Page MenuHomePhabricator

Improve DOM Diff and selective serialization on pages with lots of (bot) edits
Open, LowPublic

Description

See https://delinterbot.toolforge.org/demo/10585754_diff.html - it has some table attributes being reordered and https://delinterbot.toolforge.org/demo/10353696_diff.html which has a number of unrelated dirty diffs. Both these pages were edited by a bot to fix up a number of lint errors (font -> span, div with class instead of align, etc.).

My hunch is that what is going on is that the volume of edits on the page are hitting the limits of what the dom diff code can handle in terms of marking small portions of the dom as modified.

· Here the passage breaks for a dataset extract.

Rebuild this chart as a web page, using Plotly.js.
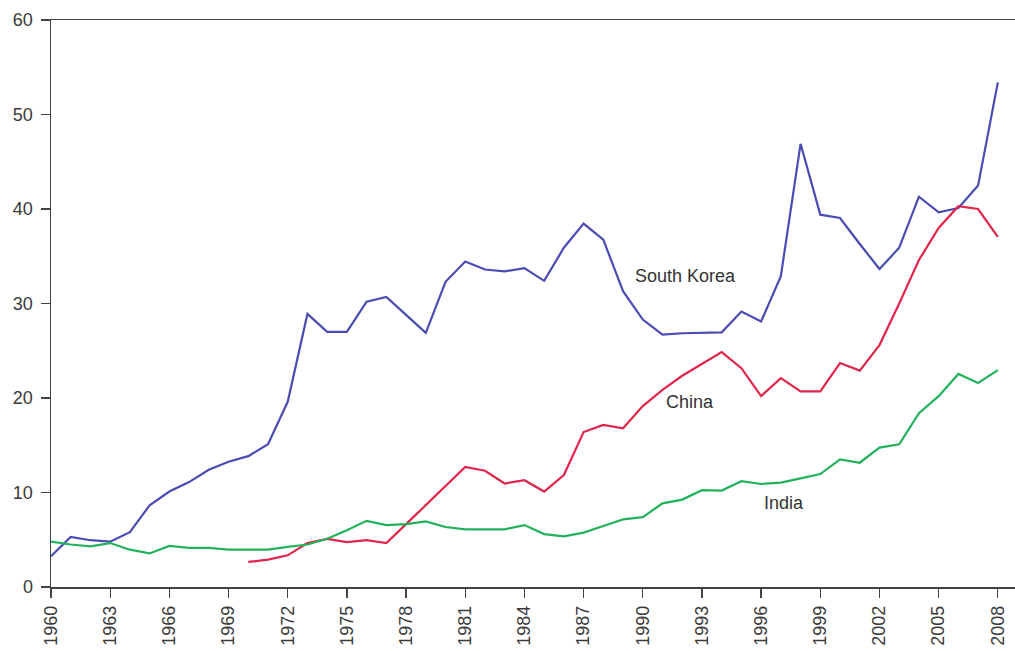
<!DOCTYPE html>
<html>
<head>
<meta charset="utf-8">
<script src="https://cdn.plot.ly/plotly-3.0.1.min.js"></script>
<style>html,body{margin:0;padding:0;background:#fff;}#chart{width:1015px;height:651px;}</style>
</head>
<body>
<div id="chart"></div>
<script>
const years = [];
for (let y = 1960; y <= 2008; y++) years.push(y);

const southKorea = [3.25, 5.3, 4.95, 4.8, 5.8, 8.65, 10.1, 11.1, 12.4, 13.25,
  13.85, 15.1, 19.6, 28.9, 27.0, 27.0, 30.2, 30.7, 28.8, 26.9,
  32.3, 34.45, 33.6, 33.4, 33.75, 32.4, 35.9, 38.45, 36.75, 31.3,
  28.3, 26.7, 26.85, 26.9, 26.95, 29.15, 28.1, 32.9, 46.9, 39.4,
  39.05, 36.3, 33.65, 35.9, 41.3, 39.65, 40.1, 42.5, 53.4];

const chinaYears = years.filter(y => y >= 1970);
const china = [2.65, 2.9, 3.35, 4.65, 5.1, 4.75, 4.95, 4.65, 6.65, 8.65,
  10.7, 12.7, 12.3, 10.95, 11.3, 10.1, 11.85, 16.4, 17.15, 16.8,
  19.15, 20.85, 22.35, 23.6, 24.85, 23.15, 20.2, 22.1, 20.7, 20.7,
  23.7, 22.9, 25.6, 30.0, 34.6, 38.0, 40.3, 40.0, 37.05];

const india = [4.8, 4.5, 4.3, 4.65, 3.95, 3.55, 4.35, 4.15, 4.15, 3.95,
  3.95, 3.95, 4.25, 4.5, 5.1, 6.0, 7.0, 6.55, 6.65, 6.95,
  6.35, 6.1, 6.1, 6.1, 6.55, 5.6, 5.35, 5.75, 6.45, 7.15,
  7.4, 8.85, 9.25, 10.25, 10.2, 11.2, 10.9, 11.05, 11.5, 11.95,
  13.5, 13.15, 14.75, 15.1, 18.4, 20.2, 22.55, 21.6, 22.95];

const xTicks = [];
for (let y = 1960; y <= 2008; y += 3) xTicks.push(y);
const yTicks = [0, 10, 20, 30, 40, 50, 60];

const labels = [
  {text: 'South Korea', x: 1992.18, y: 32.9},
  {text: 'China', x: 1992.37, y: 19.6},
  {text: 'India', x: 1997.15, y: 8.85}
];

const lineW = 2.2;
const traces = [
  {x: years, y: southKorea, mode: 'lines', line: {color: '#4a4cb3', width: lineW}, name: 'South Korea'},
  {x: chinaYears, y: china, mode: 'lines', line: {color: '#e0264c', width: lineW}, name: 'China'},
  {x: years, y: india, mode: 'lines', line: {color: '#22b25c', width: lineW}, name: 'India'}
];

const font = {family: 'Liberation Sans, Arial, sans-serif', size: 18, color: '#3a3a3a'};

const layout = {
  width: 1015, height: 651,
  margin: {l: 51, r: 0, t: 20, b: 64, pad: 0},
  paper_bgcolor: '#ffffff', plot_bgcolor: '#ffffff',
  showlegend: false,
  font: font,
  xaxis: {
    range: [1960, 2008.87], tickvals: xTicks, ticktext: xTicks.map(String),
    tickangle: -90, ticks: 'outside', ticklen: 9, tickwidth: 1.3, tickcolor: '#444',
    showline: true, linecolor: '#444', linewidth: 1.5, mirror: true,
    showgrid: false, zeroline: false, ticklabelstandoff: 1,
    tickfont: font
  },
  yaxis: {
    range: [0, 60], tickvals: yTicks, ticktext: yTicks.map(String),
    ticks: 'outside', ticklen: 9, tickwidth: 1.3, tickcolor: '#444',
    showline: true, linecolor: '#444', linewidth: 1.5,
    showgrid: false, zeroline: false, ticklabelstandoff: 4,
    tickfont: font
  },
  annotations: labels.map(l => ({
    x: l.x, y: l.y, xref: 'x', yref: 'y', text: l.text, showarrow: false,
    font: {family: font.family, size: 18, color: '#333'}
  }))
};

Plotly.newPlot('chart', traces, layout, {displayModeBar: false, staticPlot: true});
</script>
</body>
</html>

So, it might be useful to look into these at some point and tweak the DOM diff algorithm to better detect and mark modified portions of a DOM.

Event Timeline

I am going to mark this low for now since there are a number of other higher priority tasks on our plate and large scale bot edits on a page are probably limited to fixing lint errors on pages with lots of lints on the page. Dirty diffs may be more acceptable in that context. Plus, one option available to the bot is to split the single edit into multiple smaller edits.

Thanks for filing.

Plus, one option available to the bot is to split the single edit into multiple smaller edits.

Just to clarify, people (including myself) tend to get annoyed when bots take multiple edits to do what could be done in one, my goal with the delinterbot is to fix things in only one edit instead of the other bots taking like 5-10 edits. So I wouldn't consider that an option.